When I looked at the names of past Chairpersons of the Board of Governors of the Red Cross, one name really jumped out at me, and that was E. Roland Harriman, who occupied that leadership position from 1950 to 1973.

It jumped out at me because when I was doing research on the life of George Peabody, I encountered the merger of the Brown Brothers & Company with the Harriman Brothers & Company to become the “Brown Brothers Harriman & Company,” one of the oldest and largest private investment banks in the United States.

Founding partners of the “Brown Brothers Harriman & Company” included W. Averill Harriman, the son of railroad baron E. H. Harriman, and Secretary of Commerce under President Harry S. Truman, and brother of E. Roland Harriman.
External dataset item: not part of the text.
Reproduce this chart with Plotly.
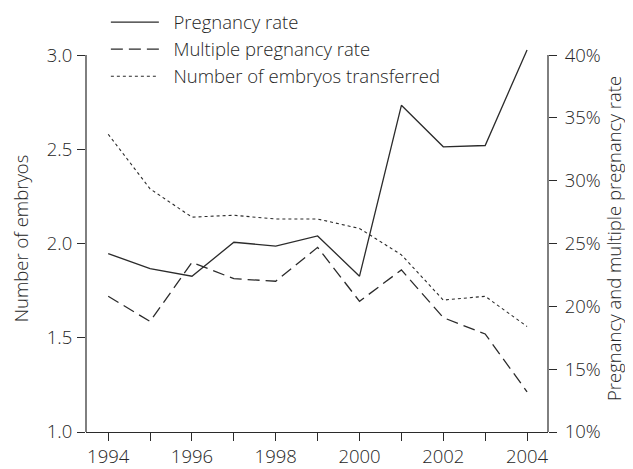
import plotly.graph_objects as go

years = [1994, 1995, 1996, 1997, 1998, 1999, 2000, 2001, 2002, 2003, 2004]
pregnancy_rate = [24.2, 23.0, 22.4, 25.1, 24.8, 25.6, 22.4, 36.0, 32.7, 32.8, 40.4]
multiple_rate = [20.8, 18.8, 23.5, 22.2, 22.0, 24.7, 20.4, 22.9, 19.1, 17.8, 13.2]
embryos = [2.58, 2.29, 2.14, 2.15, 2.13, 2.13, 2.08, 1.94, 1.70, 1.72, 1.56]

left_ticks = [1.0, 1.5, 2.0, 2.5, 3.0]
left_tick_text = ["1.0", "1.5", "2.0", "2.5", "3.0"]
right_ticks = [10, 15, 20, 25, 30, 35, 40]
right_tick_text = ["10%", "15%", "20%", "25%", "30%", "35%", "40%"]
x_tick_text = ["1994", "", "1996", "", "1998", "", "2000", "", "2002", "", "2004"]

INK = "#2b2b2b"
TXT = "#262626"
FONT = "Open Sans"
FS = 18.5
PAD = "\u00a0\u00a0"

fig = go.Figure()
fig.add_trace(go.Scatter(x=years, y=pregnancy_rate, name=PAD + "Pregnancy rate", mode="lines",
                         legendgroup="a", line=dict(color=INK, width=1.3), yaxis="y2"))
fig.add_trace(go.Scatter(x=years, y=multiple_rate, name=PAD + "Multiple pregnancy rate", mode="lines",
                         legendgroup="b", line=dict(color=INK, width=1.3, dash="12px,6px"), yaxis="y2"))
fig.add_trace(go.Scatter(x=years, y=embryos, name=PAD + "Number of embryos transferred", mode="lines",
                         legendgroup="c", line=dict(color=INK, width=1.1, dash="3px,3px"), yaxis="y"))

# vertical axis lines spanning only the ticked range
fig.add_shape(type="line", xref="paper", yref="y", x0=0, x1=0, y0=left_ticks[0], y1=left_ticks[-1],
              line=dict(color=INK, width=1.2))
fig.add_shape(type="line", xref="paper", yref="y2", x0=1, x1=1, y0=right_ticks[0], y1=right_ticks[-1],
              line=dict(color=INK, width=1.2))

tf = dict(family=FONT, size=FS, color=TXT, weight=300)

fig.update_layout(
    width=633, height=469,
    margin=dict(l=77.5, r=92.5, t=37, b=45, autoexpand=False),
    paper_bgcolor="white", plot_bgcolor="white",
    font=tf,
    showlegend=True,
    legend=dict(x=0.043, y=1.107, xanchor="left", yanchor="top", bgcolor="rgba(0,0,0,0)",
                font=tf, itemwidth=48, tracegroupgap=0),
    xaxis=dict(range=[1993.47, 2004.5], tickvals=years, ticktext=x_tick_text,
               showgrid=False, zeroline=False, showline=True, linecolor=INK, linewidth=1.2,
               ticks="outside", ticklen=8, tickcolor=INK, tickwidth=1.2,
               ticklabelstandoff=0, tickfont=tf),
    yaxis=dict(range=[1.0, 3.0 + 0.8 / 15], tickvals=left_ticks, ticktext=left_tick_text,
               showgrid=False, zeroline=False, showline=False,
               ticks="outside", ticklen=8, tickcolor=INK, tickwidth=1.2,
               ticklabelstandoff=1, tickfont=tf,
               title=dict(text="Number of embryos", font=tf, standoff=14)),
    yaxis2=dict(range=[10, 40.8], tickvals=right_ticks, ticktext=right_tick_text,
                overlaying="y", side="right",
                showgrid=False, zeroline=False, showline=False,
                ticks="outside", ticklen=8, tickcolor=INK, tickwidth=1.2,
                ticklabelstandoff=4, tickfont=tf,
                title=dict(text="Pregnancy and multiple pregnancy rate", font=tf, standoff=6)),
)

fig.write_html("out.html")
…and Prescott Bush, American banker and politican, and the father of President George H. W. Bush.

Roland, or “Bunny” as he was nicknamed, attended Yale University, where he was a member of the “Skull and Bones” Society with his friend and classmate… Prescott Bush.

Also along with Prescott Bush, Bunny Harriman was one of the seven directors of the Union Banking Corporation, which financed Fritz Thyssen, a donor to the Nazi Party, and whose assets were seized by the United State government during World War II under the “Trading with the Enemy Act.”
Hmmm, wonder what that was really all about!

Brings to mind the Red Cross-marked boxes of cash that made the rounds on social media a couple of years ago that I happened to see.

I am really getting the impression that the Red Cross doesn’t operate as advertised and is, among other things, a really sophisticated money-laundering scheme, only it didn’t start out as dirty money but as charitable donations!
I am sure there is a lot more I can dig up about the Red Cross, but this is more than enough to give you the idea that something ain’t right!